For $p$ prime, is there a simple expansion for the Stirling number of the second kind $S(n,k)$, of the form $S\left(n,\frac{p-1}{2}\right) \pmod{p}$? I tried using the explicit expansion $$\left( \frac{p-1}{2} \right)!S(n,\frac{p-1}{2}) = (-1)^{\frac{p-1}{2}}\sum_{l=0}^{\frac{p-1}{2}}(-1)^l \binom{\frac{p-1}{2} }{l}l^n$$ and a literature search, but got nowhere.

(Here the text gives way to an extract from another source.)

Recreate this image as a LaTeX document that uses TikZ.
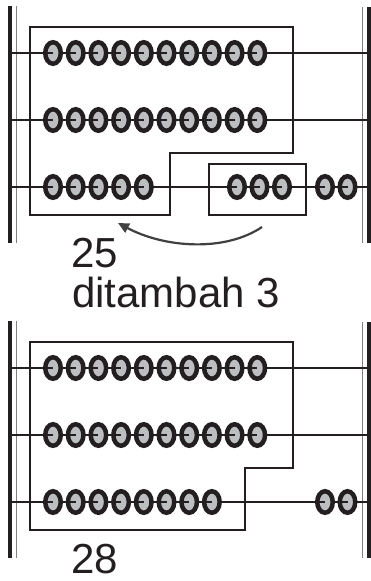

For context: the von Staudt - Clausen theorem exactly describes the fractional part of the $n$-th Bernoulli number $B_n$, by writing $B_n$ as a sum over Stirling numbers and reducing mod $p$. This means that we have to analyze $S(n,p) \pmod{p}$, which is either $0$ or $1$. I'm looking at a specialization of poly-Bernoulli numbers, which are multiple sums over Bernoulli numbers that arise when we try to generalize the formula for the Riemann zeta function $\zeta(2n) = (-1)^{n+1} \frac{B_{2n}(2\pi)^{2n}}{2(2n)!}$. Finding an analog of the von Staudt - Clausen theorem ends up reducing to analyzing the Stirling numbers $S\left(n,\frac{p-1}{2}\right) \pmod{p}$, and an explicit expression would give us some arithmetic information about a special kind of multiple zeta function.
Numerically, it looks like $S\left(n,\frac{p-1}{2}\right) \pmod{p}$ is periodic with period $p-1$, but I still can't conjecture the actual value.